Dating back to 1912, the scrapbook details Ohio’s realtime fight for suffrage. To keep it preserved, McQuinn said the library commissioned a photographer to archive and reproduce the pages.
“This is a facsimile that we have made so that people can page through it,” he said.
The scrapbook contains newspaper clippings, photos, pamphlets and other primary documents detailing the run up to a 1912 vote on a state amendment granting Ohio women the right to vote.
“Here was the actual 12 answers to anti-suffrage arguments against votes for women,” McQuinn said flipping through the pages.
At the time, Doren was the library systems director in Dayton and also an active member of the Women’s Suffrage Association.

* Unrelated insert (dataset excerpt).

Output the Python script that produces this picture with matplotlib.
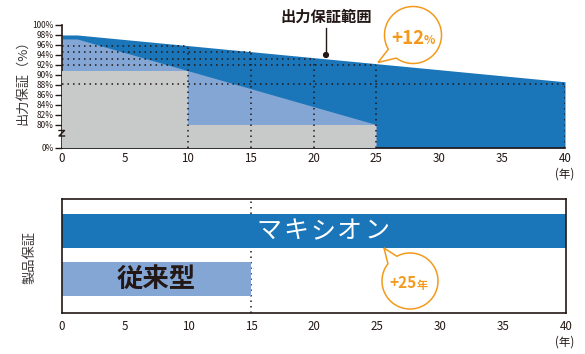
import numpy as np
import matplotlib
matplotlib.use("Agg")
import matplotlib.pyplot as plt
from matplotlib.path import Path
from matplotlib.patches import PathPatch, Circle

plt.rcParams['font.family'] = ['Noto Sans CJK JP', 'DejaVu Sans']

# ---- data ----
# output guarantee, top chart
maxion_x = [0, 1.2, 40]
maxion_y = [98, 98, 88.6]
conv_x = [0, 1.2, 25]
conv_y = [97.2, 97.2, 80]
product_x = [0, 10, 25]
product_y = [90.7, 80, 80]
guide_x = [10, 15, 20, 25, 40]
guide_y = [95.75, 94.5, 93.25, 92, 88.25]
ytick_vals = [0, 80, 82, 84, 86, 88, 90, 92, 94, 96, 98, 100]
xtick_vals = [0, 5, 10, 15, 20, 25, 30, 35, 40]

# product warranty, bottom chart
names = ["従来型", "マキシオン"]
warranty_years = [15, 40]

DARK = '#1a75b9'
LIGHT = '#84a6d4'
GRAY = '#c8c9c9'
ORANGE = '#f39a1d'
INK = '#231815'

W, H = 585, 354
fig = plt.figure(figsize=(W / 100, H / 100), dpi=100)

def frame(x0, y0, x1, y1):
    # pixel box (top-left origin) -> figure fraction rect
    return [x0 / W, 1 - y1 / H, (x1 - x0) / W, (y1 - y0) / H]

# broken y axis: 0..80 squeezed into a small gap
gap = 4.7
def fwd(v):
    v = np.asarray(v, float)
    return np.where(v < 80, v * gap / 80, v - 80 + gap)
def inv(u):
    u = np.asarray(u, float)
    return np.where(u < gap, u * 80 / gap, u + 80 - gap)

# ---- top chart ----
ax = fig.add_axes(frame(62, 25, 565, 148))
ax.set_yscale('function', functions=(fwd, inv))
ax.fill_between(maxion_x, 0, maxion_y, color=DARK, lw=0, zorder=1)
ax.fill_between(conv_x, 0, conv_y, color=LIGHT, lw=0, zorder=2)
ax.fill_between(product_x, 0, product_y, step='post', color=GRAY, lw=0, zorder=3)
ax.hlines(guide_y, 0, guide_x, colors=INK, linestyles=(0, (1, 2.6)), lw=1.1, zorder=4)
ax.vlines(guide_x, 0, guide_y, colors=INK, linestyles=(0, (1, 2.6)), lw=1.1, zorder=4)
ax.set_xlim(0, 40)
ax.set_ylim(0, 100)
ax.set_yticks(ytick_vals)
ax.set_yticklabels([f"{v}%" for v in ytick_vals])
ax.set_xticks(xtick_vals)
ax.tick_params(axis='y', length=5, width=1, pad=1, labelsize=6, colors=INK)
ax.tick_params(axis='x', length=0, pad=3, labelsize=8.3, labelcolor=INK)
ax.spines[['top', 'right']].set_visible(False)
for s in ('left', 'bottom'):
    ax.spines[s].set_color(INK)
    ax.spines[s].set_linewidth(1.2)

# ---- bottom chart ----
ax2 = fig.add_axes(frame(62, 199, 566, 313))
ax2.axvline(15, color=INK, ls=(0, (1, 2.6)), lw=1.1, zorder=0)
ax2.barh([1], [warranty_years[1]], height=0.708, color=DARK, zorder=2)
ax2.barh([0], [warranty_years[0]], height=0.708, color=LIGHT, zorder=2)
ax2.set_xlim(0, 40)
ax2.set_ylim(-0.708, 1.667)
ax2.set_yticks([])
ax2.set_xticks(xtick_vals)
ax2.tick_params(axis='x', length=0, pad=5, labelsize=8.3, labelcolor=INK)
for s in ax2.spines.values():
    s.set_color(INK)
    s.set_linewidth(1.2)

pitch = 27 * 0.72
for i, ch in enumerate(names[1]):
    ax2.annotate(ch, xy=(20.7, 1), xytext=((i - 2) * pitch, 0), textcoords='offset points',
                 ha='center', va='center', color='white', fontsize=18, zorder=5)
ax2.text(warranty_years[0] / 2, 0, names[0], ha='center', va='center',
         color=INK, fontsize=19, fontweight='bold', zorder=5)

# ---- labels and callouts (pixel overlay) ----
ov = fig.add_axes([0, 0, 1, 1], zorder=10)
ov.set_xlim(0, W)
ov.set_ylim(H, 0)
ov.axis('off')
ov.patch.set_alpha(0)

ov.text(23, 79, "出力保証（%）", rotation=90, ha='center', va='center', fontsize=9.5, color='#3e3a39')
ov.text(30, 258, "製品保証", rotation=90, ha='center', va='center', fontsize=9.5, color='#3e3a39')
ov.text(565, 174, "(年)", ha='center', va='center', fontsize=8.3, color=INK)
ov.text(565, 342, "(年)", ha='center', va='center', fontsize=8.3, color=INK)

# axis break mark
ov.plot([59, 64.5, 59, 64.5], [130.5, 130.5, 136, 136], color=INK, lw=1)

# leader for the guarantee range
ov.text(326, 17, "出力保証範囲", ha='center', va='center', fontsize=11, fontweight='bold', color=INK)
ov.plot([326, 326], [28, 55], color=INK, lw=1)
ov.add_patch(Circle((326, 55), 2.4, color=INK))

def bubble(cx, cy, r, tip, a0, a1):
    # circle with a tail, angles in degrees (y pointing down)
    t = np.radians(np.linspace(a1, a0 + 360, 120))
    pts = [(cx + r * np.cos(a), cy + r * np.sin(a)) for a in t]
    pts = [tip] + pts + [tip]
    ov.add_patch(PathPatch(Path(pts), facecolor='white', edgecolor=ORANGE, lw=1.1, zorder=3))

bubble(413, 35, 28.5, (378, 62.5), 126, 150)
ov.text(424, 43.5, "+12", ha='right', va='baseline', fontsize=13.5, fontweight='bold', color=ORANGE, zorder=4)
ov.text(424, 43.5, "%", ha='left', va='baseline', fontsize=8.5, fontweight='bold', color=ORANGE, zorder=4)

bubble(410, 281, 28, (384, 248), 218, 242)
ov.text(416.5, 288.5, "+25", ha='right', va='baseline', fontsize=11, fontweight='bold', color=ORANGE, zorder=4)
ov.text(416.5, 288.5, "年", ha='left', va='baseline', fontsize=8, fontweight='bold', color=ORANGE, zorder=4)

fig.savefig("out.png", dpi=100)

McQuinn doesn’t know if she made the scrapbook herself, but she was likely involved in collecting all the pieces and ensuring they told a fair accurate story.
The scrapbook shows the good and the bad, how the amendment ultimately failed in 1912 and how the suffrage association kept fighting.
“That eventually led to the National Amendment to the Constitution what became the 19th Amendment,” McQuinn said.
Ohio was the fifth state to ratify the amendment in 1919, and McQuinn said Dayton helped lead the way.
“Dayton was one of the most progressive communities of its time during the progressive movement of the early 20th century,” he said.
People don’t have to come to the Dayton Metro Library in person to read up on that history. It’s all archived and accessible on the library’s website.
It’s likely far more than Doren could have guessed.
She died in 1927 after decades of service to Dayton and its library system. A year later, the library opened a branch bearing her name.
Perhaps the greater honor though, is that 100 years later, her work still holds a place of honor on the library’s shelf.